__SET TASK__: Transcribe every line from the top down to the line with "(search) at (610,490)", both ends included, but not the pictures.

======== INFORMATION SUPPLIED ========

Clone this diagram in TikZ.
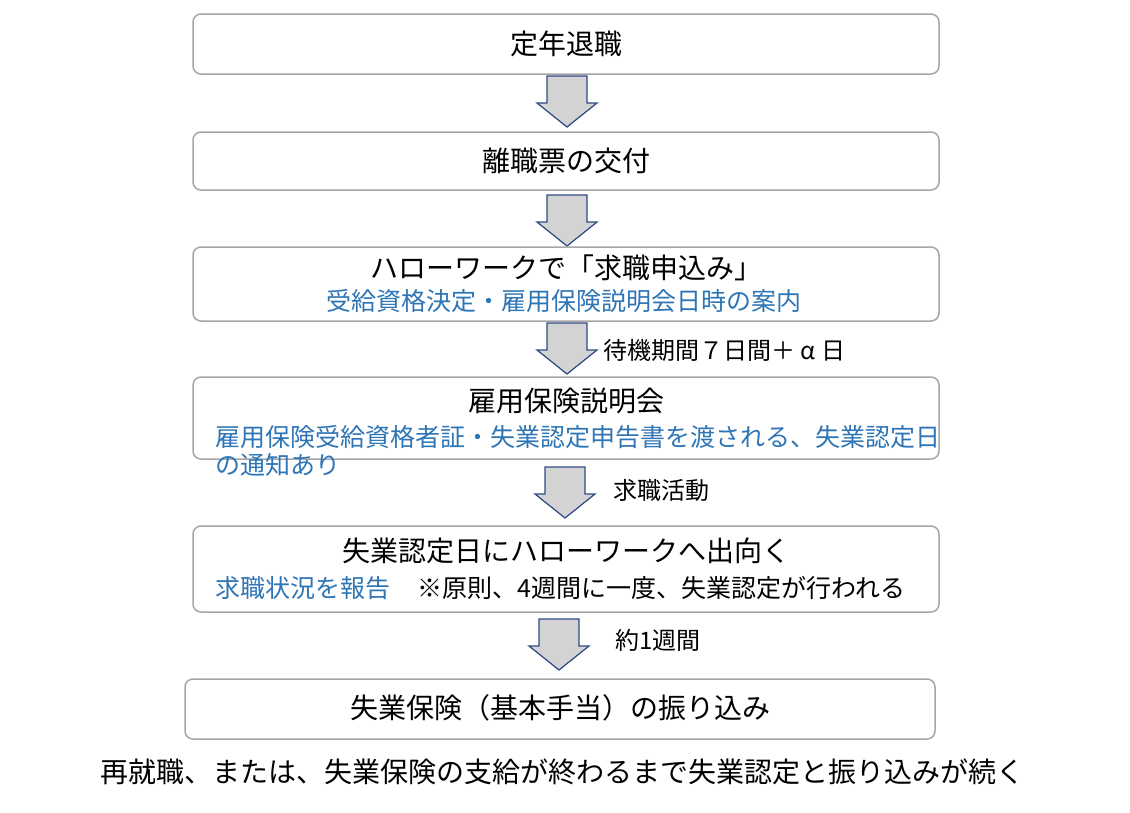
\documentclass[tikz,border=0pt]{standalone}
\usepackage{fontspec}
\setmainfont{Noto Sans CJK JP}
\usetikzlibrary{positioning}
\definecolor{boxgray}{HTML}{A6A6A6}
\definecolor{txtblue}{HTML}{2E75B6}
\definecolor{arrowfill}{HTML}{D3D3D3}
\definecolor{arrowline}{HTML}{2F4A86}
\tikzset{
  stepbox/.style={draw=boxgray,line width=1.5pt,rounded corners=8pt},
  maintext/.style={font=\fontsize{28}{32}\selectfont},
  subtext/.style={font=\fontsize{25}{29}\selectfont,text=txtblue},
  labeltext/.style={font=\fontsize{24}{28}\selectfont,anchor=west},
  flowarrow/.style={fill=arrowfill,draw=arrowline,line width=1.2pt,line join=miter}
}
% down arrow: centre x, top y
\newcommand{\flowdown}[2]{%
  \draw[flowarrow] (#1-20,#2) -- (#1+20,#2) -- (#1+20,#2+27) -- (#1+30,#2+27)
    -- (#1,#2+51) -- (#1-30,#2+27) -- (#1-20,#2+27) -- cycle;}
\begin{document}
\begin{tikzpicture}[x=1pt,y=-1pt]
  \useasboundingbox (0,0) rectangle (1130,812);

  \draw[stepbox] (193,14) rectangle (939,74);
  \node[maintext] (retire) at (566,44) {定年退職};
  \flowdown{567}{76}

  \draw[stepbox] (193,132) rectangle (939,190);
  \node[maintext] (slip) at (566,161) {離職票の交付};
  \flowdown{567}{195}

  \draw[stepbox] (193,247) rectangle (939,321);
  \node[maintext] (apply) at (566,268) {ハローワークで「求職申込み」};
  \node[subtext] (applysub) at (564,301) {受給資格決定・雇用保険説明会日時の案内};
  \flowdown{567}{323}
  \node[labeltext] (wait) at (600,350) {待機期間７日間＋ α 日};

  \draw[stepbox] (193,377) rectangle (939,459);
  \node[maintext] (briefing) at (566,401) {雇用保険説明会};
  \node[subtext,anchor=west] (brsub1) at (212,437) {雇用保険受給資格者証・失業認定申告書を渡される、失業認定日};
  \node[subtext,anchor=west] (brsub2) at (212,465) {の通知あり};
  \flowdown{565}{467}
  \node[labeltext] (search) at (610,490) {求職活動};

  \draw[stepbox] (193,526) rectangle (939,612);
  \node[maintext] (visit) at (566,551) {失業認定日にハローワークへ出向く};
  \node[subtext,anchor=west] (report) at (212,588) {求職状況を報告};
  \node[labeltext,font=\fontsize{25}{29}\selectfont] (rule) at (414,588) {※原則、4週間に一度、失業認定が行われる};
  \flowdown{559}{619}
  \node[labeltext] (week) at (612,640) {約1週間};

  \draw[stepbox] (185,679) rectangle (935,739);
  \node[maintext] (pay) at (560,708) {失業保険（基本手当）の振り込み};

  \node[maintext] (repeat) at (562,772) {再就職、または、失業保険の支給が終わるまで失業認定と振り込みが続く};
\end{tikzpicture}
\end{document}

========

__SOLUTION TO THIS TASK__:
Clone this diagram in TikZ.
\documentclass[tikz,border=0pt]{standalone}
\usepackage{fontspec}
\setmainfont{Noto Sans CJK JP}
\usetikzlibrary{positioning}
\definecolor{boxgray}{HTML}{A6A6A6}
\definecolor{txtblue}{HTML}{2E75B6}
\definecolor{arrowfill}{HTML}{D3D3D3}
\definecolor{arrowline}{HTML}{2F4A86}
\tikzset{
  stepbox/.style={draw=boxgray,line width=1.5pt,rounded corners=8pt},
  maintext/.style={font=\fontsize{28}{32}\selectfont},
  subtext/.style={font=\fontsize{25}{29}\selectfont,text=txtblue},
  labeltext/.style={font=\fontsize{24}{28}\selectfont,anchor=west},
  flowarrow/.style={fill=arrowfill,draw=arrowline,line width=1.2pt,line join=miter}
}
% down arrow: centre x, top y
\newcommand{\flowdown}[2]{%
  \draw[flowarrow] (#1-20,#2) -- (#1+20,#2) -- (#1+20,#2+27) -- (#1+30,#2+27)
    -- (#1,#2+51) -- (#1-30,#2+27) -- (#1-20,#2+27) -- cycle;}
\begin{document}
\begin{tikzpicture}[x=1pt,y=-1pt]
  \useasboundingbox (0,0) rectangle (1130,812);

  \draw[stepbox] (193,14) rectangle (939,74);
  \node[maintext] (retire) at (566,44) {定年退職};
  \flowdown{567}{76}

  \draw[stepbox] (193,132) rectangle (939,190);
  \node[maintext] (slip) at (566,161) {離職票の交付};
  \flowdown{567}{195}

  \draw[stepbox] (193,247) rectangle (939,321);
  \node[maintext] (apply) at (566,268) {ハローワークで「求職申込み」};
  \node[subtext] (applysub) at (564,301) {受給資格決定・雇用保険説明会日時の案内};
  \flowdown{567}{323}
  \node[labeltext] (wait) at (600,350) {待機期間７日間＋ α 日};

  \draw[stepbox] (193,377) rectangle (939,459);
  \node[maintext] (briefing) at (566,401) {雇用保険説明会};
  \node[subtext,anchor=west] (brsub1) at (212,437) {雇用保険受給資格者証・失業認定申告書を渡される、失業認定日};
  \node[subtext,anchor=west] (brsub2) at (212,465) {の通知あり};
  \flowdown{565}{467}
  \node[labeltext] (search) at (610,490) {求職活動};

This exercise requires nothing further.